April 22nd, 2009 - 8:08 am ICT by IANS  

Lima, April 22 (EFE) Indicted Venezuelan opposition leader Manuel Rosales has requested political asylum in Peru, an attorney in Lima said Tuesday.
Javier Valle Riestra, who is also a lawmaker with Peru’s ruling party, said an application for asylum by Rosales has been presented Tuesday afternoon.

Rosales, a former presidential candidate, who fled Venezuela in the face of a corruption indictment which he says is politically motivated, is currently in Lima at an unknown location.

The plea for asylum rests on the UN International Covenant on Civil and Political Rights, the Pact of San Jose and the Peruvian Constitution, said Riestra.

“We understand that we have no conflict with (Venezuelan President) Hugo Chavez, but Hugo Chavez has been excessive in the statements he has frequently made against him (Rosales), which gives us the impression that the trial will be biased and that he is already convicted,” Riestra said.

The Venezuelan president has repeatedly announced his intention of jailing Rosales, whom he has linked on numerous occasions not only with corruption but also with “drug trafficking and paramilitaries.”

On Tuesday, the Chavez government also warned Rosales, the current mayor of Maracaibo, that he would make him a fugitive criminal if he continued to evade court proceedings.

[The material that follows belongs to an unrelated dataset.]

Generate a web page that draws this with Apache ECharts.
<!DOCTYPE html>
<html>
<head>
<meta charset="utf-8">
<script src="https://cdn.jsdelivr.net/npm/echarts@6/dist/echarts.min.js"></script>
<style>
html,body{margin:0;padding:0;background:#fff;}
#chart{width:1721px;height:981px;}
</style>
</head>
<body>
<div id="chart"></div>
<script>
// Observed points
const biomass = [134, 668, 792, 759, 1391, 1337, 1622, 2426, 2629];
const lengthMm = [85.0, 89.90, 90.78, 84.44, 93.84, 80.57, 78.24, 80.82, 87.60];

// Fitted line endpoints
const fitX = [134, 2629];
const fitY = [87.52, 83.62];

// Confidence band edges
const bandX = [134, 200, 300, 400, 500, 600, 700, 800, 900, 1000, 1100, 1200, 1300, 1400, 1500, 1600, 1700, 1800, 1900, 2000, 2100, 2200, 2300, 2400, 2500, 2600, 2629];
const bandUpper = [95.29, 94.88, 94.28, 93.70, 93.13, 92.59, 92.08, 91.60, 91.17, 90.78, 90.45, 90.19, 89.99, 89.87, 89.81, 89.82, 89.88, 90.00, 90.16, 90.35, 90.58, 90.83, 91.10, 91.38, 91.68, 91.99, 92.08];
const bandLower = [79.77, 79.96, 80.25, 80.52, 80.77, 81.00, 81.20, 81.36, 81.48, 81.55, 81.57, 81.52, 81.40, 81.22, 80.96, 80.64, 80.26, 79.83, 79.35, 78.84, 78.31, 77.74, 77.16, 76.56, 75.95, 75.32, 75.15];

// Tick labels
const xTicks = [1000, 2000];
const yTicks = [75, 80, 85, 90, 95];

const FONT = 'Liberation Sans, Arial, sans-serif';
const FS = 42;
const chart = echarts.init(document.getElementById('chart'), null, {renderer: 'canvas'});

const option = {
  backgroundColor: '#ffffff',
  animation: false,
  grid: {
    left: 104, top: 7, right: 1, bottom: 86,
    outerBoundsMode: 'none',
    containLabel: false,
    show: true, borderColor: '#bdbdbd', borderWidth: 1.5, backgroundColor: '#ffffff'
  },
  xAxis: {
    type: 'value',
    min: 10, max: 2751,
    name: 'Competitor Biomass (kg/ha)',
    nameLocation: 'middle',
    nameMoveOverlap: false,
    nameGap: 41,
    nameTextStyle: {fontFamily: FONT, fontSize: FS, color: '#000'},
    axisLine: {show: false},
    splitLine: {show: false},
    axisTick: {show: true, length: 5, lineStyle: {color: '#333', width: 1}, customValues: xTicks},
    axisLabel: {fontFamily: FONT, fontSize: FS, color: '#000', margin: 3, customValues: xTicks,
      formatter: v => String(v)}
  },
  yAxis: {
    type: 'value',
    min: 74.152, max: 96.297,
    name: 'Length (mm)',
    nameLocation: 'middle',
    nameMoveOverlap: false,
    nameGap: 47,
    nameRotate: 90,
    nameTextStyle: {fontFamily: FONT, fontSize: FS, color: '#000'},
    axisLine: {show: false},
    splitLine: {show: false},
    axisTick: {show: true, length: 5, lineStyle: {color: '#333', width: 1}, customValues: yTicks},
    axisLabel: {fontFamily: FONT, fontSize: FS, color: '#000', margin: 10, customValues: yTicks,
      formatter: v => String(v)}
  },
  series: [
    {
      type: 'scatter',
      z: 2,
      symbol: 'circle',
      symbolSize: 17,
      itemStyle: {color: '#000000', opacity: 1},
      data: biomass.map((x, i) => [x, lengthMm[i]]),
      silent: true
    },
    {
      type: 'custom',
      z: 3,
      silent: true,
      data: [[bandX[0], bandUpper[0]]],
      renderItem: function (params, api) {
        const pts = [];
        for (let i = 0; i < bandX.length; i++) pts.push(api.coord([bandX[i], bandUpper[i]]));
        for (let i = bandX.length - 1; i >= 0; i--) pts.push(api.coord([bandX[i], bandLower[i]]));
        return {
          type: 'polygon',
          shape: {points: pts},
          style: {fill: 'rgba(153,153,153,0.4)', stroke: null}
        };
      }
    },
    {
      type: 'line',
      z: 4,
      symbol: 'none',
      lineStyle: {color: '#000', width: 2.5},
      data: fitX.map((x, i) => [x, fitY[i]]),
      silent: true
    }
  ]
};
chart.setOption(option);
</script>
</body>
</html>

“Yesterday he was supposed to present himself to show his innocence, because in Venezuela there is a presumption of innocence until proven guilty…but today surprisingly it appears he is outside the country,” Interior Minister Tarek El Aissami said.

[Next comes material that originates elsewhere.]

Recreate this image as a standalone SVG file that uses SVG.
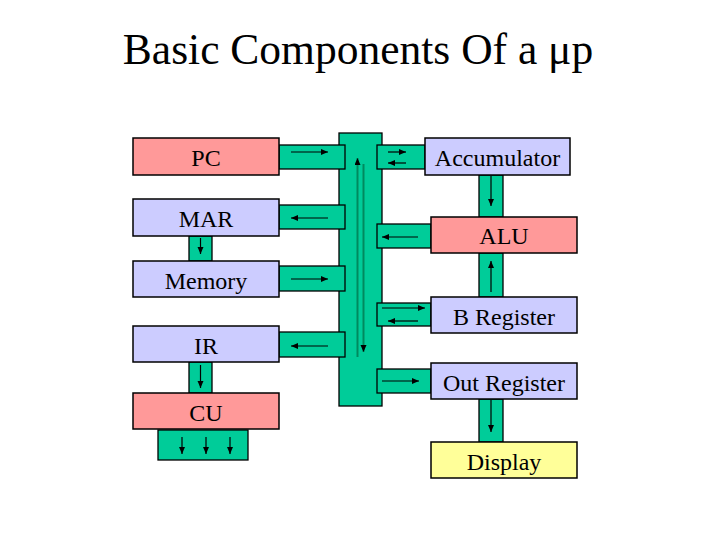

Rosales’ absence from his scheduled appearance before the Caracas criminal court designated to try the case led the court to set another hearing for May 11.

The charges against Rosales, who unsuccessfully ran against Chavez in 2006 presidential elections, are based on an investigation of his assets, According to authorities, Rosales has not explained the origin of certain funds he has received.

Rosales’ fleeing to Peru came at a time when relations between Lima and Caracas are going well following the diplomatic crisis sparked by the exchange of insults in 2006 between Chavez and Peruvian President Alan Garcia, which led to the temporary withdrawal of their respective ambassadors.

Peru’s Foreign Minister Jose Antonio Garcia Belaunde said he hoped Rosales’ presence in Lima would not cause trouble with Caracas, since currently “relations are normal, they are evolving perfectly well, there are good communications between President Garcia and President Chavez”.